DOYLESTOWN, Pa. (AP) — The man accused of beheading his father in their suburban Philadelphia home early this year and posting a video of the severed head online is competent to stand trial, a judge ruled Thursday.

The decision by Judge Stephen Corr came after a five-hour hearing in which prosecutors and defense lawyers each presented expert witnesses.

The defense expert, Dr. John Markey, said he had met with Justin Mohn, the man charged in the late January slaying, four times for nearly five hours and determined he had a delusional disorder. Markey reviewed letters Mohn had written in which he claimed he was a messiah and a King David-like figure whom the federal government was persecuting.

Mohn came to believe his own public defender was an agent of the federal government and working against him as well, and he wrote a letter to Russia’s ambassador to the United States, seeking to strike a deal to give Mohn refuge and apologizing to President Vladimir Putin for claiming to be the czar of Russia, Markey said.

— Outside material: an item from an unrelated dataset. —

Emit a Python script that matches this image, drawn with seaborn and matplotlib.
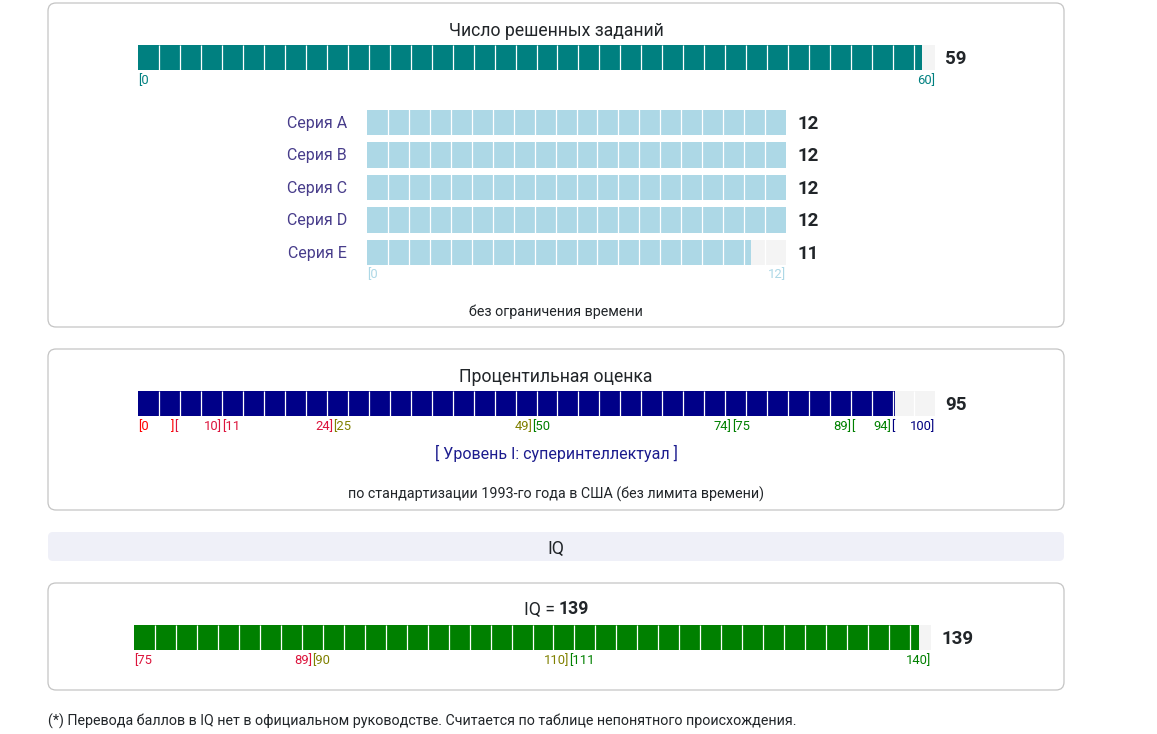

“It’s all delusional,” Markey said.

A forensic psychologist who testified for the prosecution, though, said Mohn was competent.

Mohn, wearing a yellow prison jumpsuit with his hands cuffed in front of him, sat in the courtroom throughout the testimony, his chin titled up slightly. He reacted, at times animatedly, throughout the hearing.

According to prosecutors, Mohn fatally shot his father with a pistol and then used a kitchen knife and machete to decapitate Michael Mohn at the Levittown house where they both lived.

Justin Mohn then recorded a video in which he held up his father’s head and identified him as a 20-year federal employee, while calling for violence against the government. Prosecutors have said they found blood stains on the desk in the room where the video was recorded along with a computer that had several tabs open, including one for YouTube.

In the video, Justin Mohn also espouses a variety of conspiracy theories and rants about the Biden administration, immigration and the border, fiscal policy, urban crime and the war in Ukraine.

The video was posted on YouTube for several hours before it was taken down.